Producers Jill Bauer and Ronna Gradus told Variety that Paige never said she wanted to be excluded from the series. Gradus suggested that Kay and Elizabeth have caused more harm to themselves by tweeting about their appearance in the series than the series itself could have done. “They saw themselves, and then on Twitter, as themselves, using their own handles, tweeted out, ‘Oh my God, we’re on Netflix. Oh my God nobody told us. Oh my God, we’re sex workers and they’ve just shown us on Netflix.’ … We didn’t know who they were. We never would have known, the viewers never would have known, unless they themselves identified themselves,” Gradus said, noting that it was a “fair question” to consider whether Kay and Elizabeth were using claims of exploitation to amplify their public profiles.

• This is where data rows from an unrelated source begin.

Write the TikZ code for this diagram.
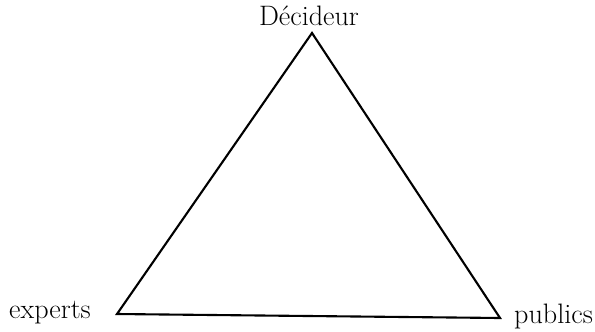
\documentclass[tikz,border=0pt]{standalone}
\usepackage{tikz}
\usetikzlibrary{positioning}

\begin{document}
\begin{tikzpicture}[x=0.03cm,y=-0.03cm,font=\fontsize{24}{28}\selectfont,
  side/.style={line width=1.8pt,line join=miter},
  lbl/.style={inner sep=0pt,anchor=base}]
  \useasboundingbox (0,0) rectangle (595,331);
  % ---------------- corners ----------------
  \coordinate (top) at (312,33);
  \coordinate (left) at (117,314);
  \coordinate (right) at (500,318);
  % ---------------- triangle ----------------
  \draw[side] (top) -- (left) -- (right) -- cycle;
  % ---------------- labels ----------------
  \node[lbl] (decideur) at (309,25) {Décideur};
  \node[lbl,anchor=base west] (experts) at (9,318) {experts};
  \node[lbl,anchor=base west] (publics) at (514,323) {publics};
\end{tikzpicture}
\end{document}
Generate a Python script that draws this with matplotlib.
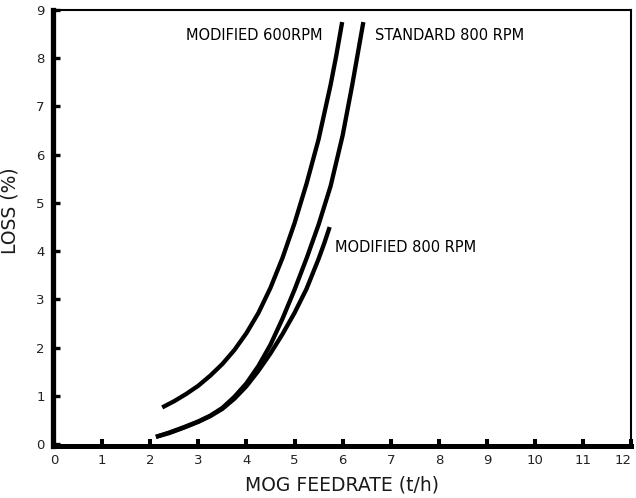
import matplotlib.pyplot as plt

# loss curves (t/h, %)
mod600_x = [2.25, 2.5, 2.75, 3.0, 3.25, 3.5, 3.75, 4.0, 4.25, 4.5, 4.75,
            5.0, 5.25, 5.5, 5.75, 5.87, 5.99]
mod600_y = [0.76, 0.89, 1.04, 1.21, 1.42, 1.66, 1.95, 2.3, 2.72, 3.24, 3.86,
            4.58, 5.4, 6.32, 7.45, 8.07, 8.75]

std800_x = [2.12, 2.4, 2.7, 3.0, 3.25, 3.5, 3.75, 4.0, 4.25, 4.5, 4.75,
            5.0, 5.25, 5.5, 5.75, 6.0, 6.2, 6.43]
std800_y = [0.15, 0.24, 0.35, 0.47, 0.59, 0.75, 0.98, 1.26, 1.62, 2.06, 2.6,
            3.2, 3.85, 4.55, 5.35, 6.4, 7.45, 8.75]

mod800_x = [2.12, 2.4, 2.7, 3.0, 3.25, 3.5, 3.75, 4.0, 4.25, 4.5, 4.75,
            5.0, 5.25, 5.5, 5.62, 5.73]
mod800_y = [0.15, 0.23, 0.34, 0.46, 0.58, 0.73, 0.94, 1.2, 1.52, 1.88, 2.28,
            2.72, 3.22, 3.84, 4.17, 4.5]

xticks = list(range(0, 13))
yticks = list(range(0, 10))


def main():
    plt.rcParams['font.family'] = ['DejaVu Sans']
    fig = plt.figure(figsize=(6.36, 4.98), dpi=100)
    ax = fig.add_axes([0.0833, 0.1044, 0.9094, 0.8755])

    for xs, ys in [(mod600_x, mod600_y), (std800_x, std800_y), (mod800_x, mod800_y)]:
        ax.plot(xs, ys, color='black', lw=3.1, solid_capstyle='butt',
                solid_joinstyle='round')

    ax.text(5.58, 8.47, 'MODIFIED 600RPM', ha='right', va='center', fontsize=10.5)
    ax.text(6.68, 8.47, 'STANDARD 800 RPM', ha='left', va='center', fontsize=10.5)
    ax.text(5.85, 4.08, 'MODIFIED 800 RPM', ha='left', va='center', fontsize=10.5)

    ax.set_xlim(-0.02, 12)
    ax.set_ylim(-0.04, 9)
    ax.set_xticks(xticks)
    ax.set_yticks(yticks)
    ax.get_xticklabels()[-1].set_ha('right')

    ax.spines['left'].set_linewidth(3.8)
    ax.spines['bottom'].set_linewidth(3.6)
    ax.spines['top'].set_linewidth(1.5)
    ax.spines['right'].set_linewidth(1.5)

    ax.tick_params(axis='x', direction='in', length=4.8, width=2.9, pad=6,
                   labelsize=9.5, labelcolor='#222222')
    ax.tick_params(axis='y', direction='in', length=4.8, width=2.4, pad=6,
                   labelsize=9.5, labelcolor='#222222')

    ax.set_xlabel('MOG FEEDRATE (t/h)', fontsize=13.5, color='#1a1a1a', labelpad=6)
    ax.set_ylabel('LOSS (%)', fontsize=13.5, color='#1a1a1a', labelpad=8)
    ax.yaxis.set_label_coords(-0.058, 0.54)

    fig.savefig('out.png', dpi=100)


if __name__ == '__main__':
    main()
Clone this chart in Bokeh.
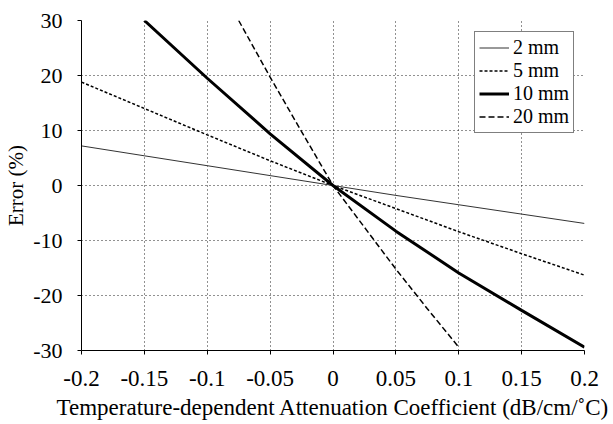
from bokeh.plotting import figure
from bokeh.models import Range1d, FixedTicker, Legend, LegendItem
from bokeh.embed import file_html
from bokeh.resources import INLINE

# Data
x_2mm = [-0.2, -0.15, -0.1, -0.05, 0.0, 0.05, 0.1, 0.15, 0.2]
y_2mm = [7.2, 5.4, 3.6, 1.8, 0.0, -1.8, -3.5, -5.2, -6.9]

x_5mm = [-0.2, -0.15, -0.1, -0.05, 0.0, 0.05, 0.1, 0.15, 0.2]
y_5mm = [18.8, 14.0, 9.2, 4.5, 0.0, -4.2, -8.4, -12.4, -16.3]

x_10mm = [-0.15, -0.1, -0.05, 0.0, 0.05, 0.1, 0.15, 0.2]
y_10mm = [30.0, 19.5, 9.4, 0.0, -8.3, -15.9, -22.7, -29.4]

x_20mm = [-0.075, -0.05, -0.025, 0.0, 0.025, 0.05, 0.075, 0.1]
y_20mm = [30.0, 19.7, 9.8, 0.0, -7.6, -15.2, -22.4, -29.4]

x_ticks = [-0.2, -0.15, -0.1, -0.05, 0.0, 0.05, 0.1, 0.15, 0.2]
x_tick_labels = ["-0.2", "-0.15", "-0.1", "-0.05", "0", "0.05", "0.1", "0.15", "0.2"]
y_ticks = [-30, -20, -10, 0, 10, 20, 30]
y_tick_labels = ["-30", "-20", "-10", "0", "10", "20", "30"]

FONT = "Liberation Serif"

p = figure(width=613, height=424, output_backend="svg", toolbar_location=None,
           x_range=Range1d(-0.2, 0.2), y_range=Range1d(-30, 30),
           min_border_left=81, min_border_right=29, min_border_top=20, min_border_bottom=74)
p.outline_line_color = None
p.background_fill_color = "white"

r2 = p.line(x_2mm, y_2mm, line_color="#333333", line_width=1)
r5 = p.line(x_5mm, y_5mm, line_color="black", line_width=1.5, line_dash="3 2")
r10 = p.line(x_10mm, y_10mm, line_color="black", line_width=3)
r20 = p.line(x_20mm, y_20mm, line_color="black", line_width=1.5, line_dash="6 3")

for ax, ticks, labels in ((p.xaxis[0], x_ticks, x_tick_labels), (p.yaxis[0], y_ticks, y_tick_labels)):
    ax.ticker = FixedTicker(ticks=ticks)
    ax.major_label_overrides = {t: l for t, l in zip(ticks, labels)}
    ax.major_label_text_font = FONT
    ax.major_label_text_color = "black"
    ax.axis_label_text_font = FONT
    ax.axis_label_text_font_style = "normal"
    ax.axis_label_text_color = "black"
    ax.axis_line_color = "black"
    ax.axis_line_width = 1
    ax.major_tick_line_color = "black"
    ax.major_tick_out = 4
    ax.major_tick_in = 0
    ax.minor_tick_line_color = None

p.xaxis[0].major_label_text_font_size = "23px"
p.yaxis[0].major_label_text_font_size = "22px"
p.xaxis[0].axis_label_text_font_size = "23px"
p.yaxis[0].axis_label_text_font_size = "21px"
p.xaxis[0].axis_label = "Temperature-dependent Attenuation Coefficient (dB/cm/\u02daC)"
p.yaxis[0].axis_label = "Error (%)"
p.xaxis[0].major_label_standoff = 16
p.yaxis[0].major_label_standoff = 15
p.xaxis[0].axis_label_standoff = 6
p.yaxis[0].axis_label_standoff = 2

for g in (p.xgrid[0], p.ygrid[0]):
    g.grid_line_color = "#222222"
    g.grid_line_dash = "1 3"
    g.grid_line_width = 1

legend = Legend(items=[
    LegendItem(label="2 mm", renderers=[r2]),
    LegendItem(label="5 mm", renderers=[r5]),
    LegendItem(label="10 mm", renderers=[r10]),
    LegendItem(label="20 mm", renderers=[r20]),
], location=(393, 217))
legend.label_text_font = FONT
legend.label_text_font_size = "20px"
legend.label_text_color = "black"
legend.glyph_width = 30
legend.glyph_height = 23
legend.label_height = 23
legend.label_standoff = 4
legend.spacing = 0
legend.padding = 4
legend.margin = 0
legend.border_line_color = "black"
legend.border_line_width = 1
legend.background_fill_alpha = 1
p.add_layout(legend)

open("out.html", "w").write(file_html(p, INLINE))
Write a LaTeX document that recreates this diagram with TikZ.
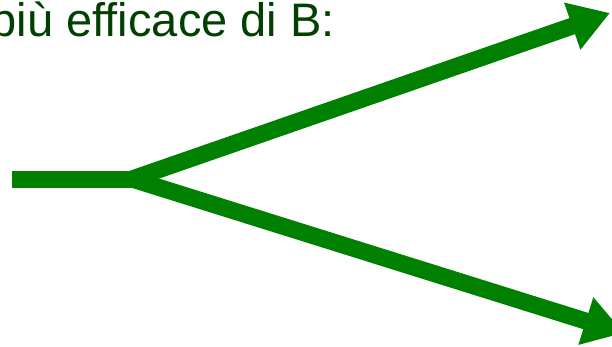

An honest, thoughtful response to criticism from porn actors and sex workers producers might have acknowledged the very real threats that adult performers face when their privacy or personas are compromised. Nonfiction depictions of stigmatized labor like sex work demand heightened standards of consent and privacy protections; there is no compelling reason to defy a supporting subject’s request or right to privacy, even on legal grounds, when she may lose work or be victimized by stalkers and abusers as a result. In the clip Gradus says couldn’t have outed Elizabeth and Kay as sex workers, Elizabeth appears in a tiny leotard, waggling her butt cheeks for the camera. She made the clip public on a social-media streaming site, with no idea it might end up in a Netflix docuseries about porn. The producers didn’t have to ask her permission to put that clip in their series; but with so many other willing performers out there and the sensitivity of the subject matter involved, why wouldn’t they?